Yes Means Yes! Visions of Female Sexual Power & A World Without Rape was a pretty kickass collection of essays which expresses so many different ways to look at the issue. It deals with a wide variety of viewpoints: all manner of queer, different genders (including transpeople) and ethnicities, the S&M community, etc. There are a lot of valid points, as well as some which I find a little bit silly. For example, having to ask every time you touch someone, no matter how well you know them, and even non-sexually seems like too much. So does asking for consent for every single step of the sexual process. ("Can I touch your right breast? Now, can I touch the left one?") That would annoy me very fast. There is something to be said about non-verbal communication, and also for speaking up for yourself when you don't like or feel comfortable with something.
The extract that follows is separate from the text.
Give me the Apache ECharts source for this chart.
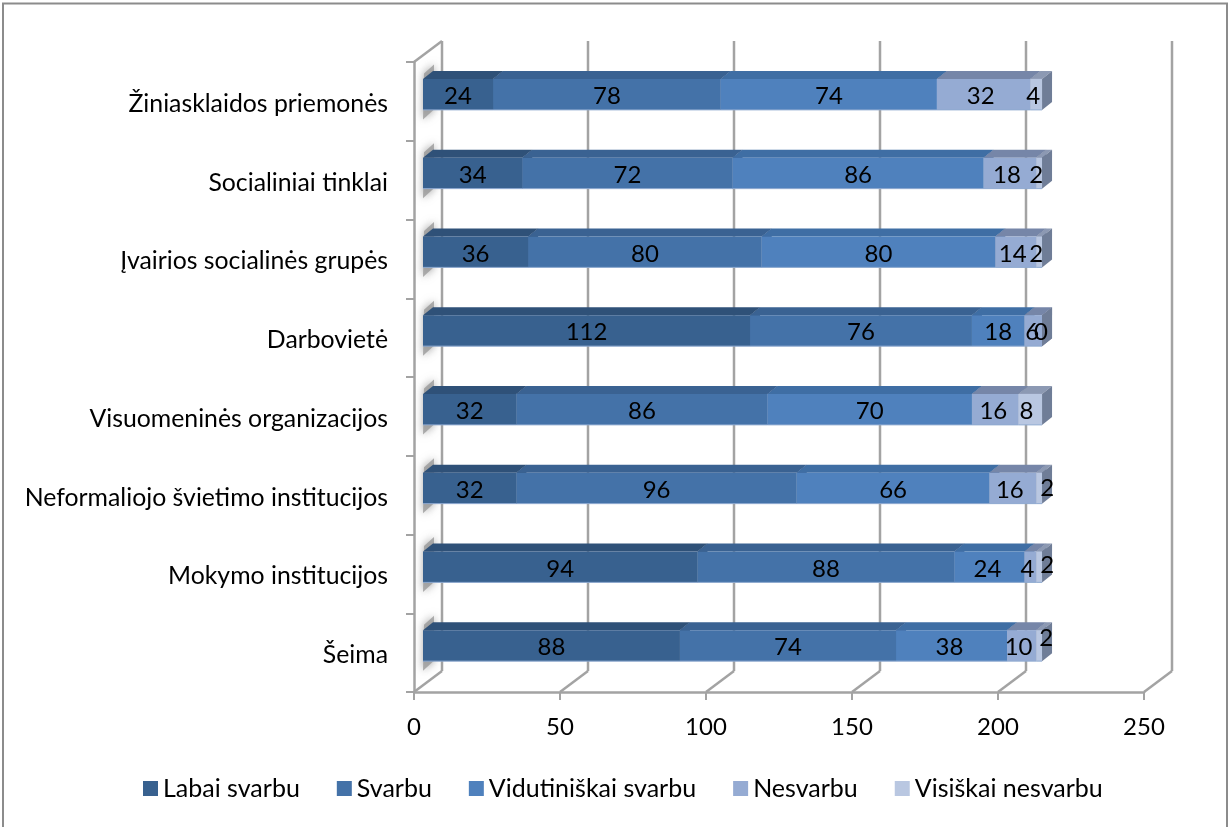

Perhaps I am uncannily skilled at putting out the "stay the hell away from me" vibes, but yeah... I liked Kate Harding's essay better when I re-read it in context with all the others.

Alias Grace by Margaret Atwood was an instant favorite for me. I think she could very well become my second-favorite fictional author (my first, of course, being Sarah Waters). Victorian fiction seems to hold some strange appeal for me. Atwood's language is beautiful and poetic. Her characterization is sensitive and intelligent. Her main character muses on simple tasks like sewing and the different patterns of quilts with such depth and color that it actually interests me. There are some elements of the plot which are a tiny bit predictable, but the telling of the story makes up for that a thousandfold. Definitely, definitely and highly recommended.

I have mixed feelings on What I Loved by Siri Hustvedt. The beginning of the book is very slow-moving and languorous, combining the mundanity of day-to-day life with a damn lot of pretention on art and literature. I stopped reading the book for a few weeks because of it, and picked it back up again when I had nothing better to do. After the drawn-out beginning, though, the book becomes grittingly real and painful and human. In Hustvedt's favor, I can truely say that her characters are the most human and believable in any work of literature I have ever read. If I didn't know better I would have thought it was actually an autobiography of the protagonist. But I don't know if it's a book I'd ever want to read again, or that I'd recommend reading for pleasure, because it left me feeling very, very sad.

Right now I am reading The Outlander by Gil Adamson. I am a little less than halfway through. The writing style is very pretty and dreamy, but so far the story has been a whole lot of nothing.

In other news, my new job assignment is going pretty well. There is a lot of independence in a kiosk, which I'm enjoying. I do miss my assistant manager Jayson, because he was with me since I started the job. When he moved to my last store, I moved with him. He sent me a really sweet e-mail today about how my seat was empty and he wanted me to come back. He also said I'd always be his honey. I wouldn't put up with being talked to like that from any other guy in the universe. But from him it's somehow endearing.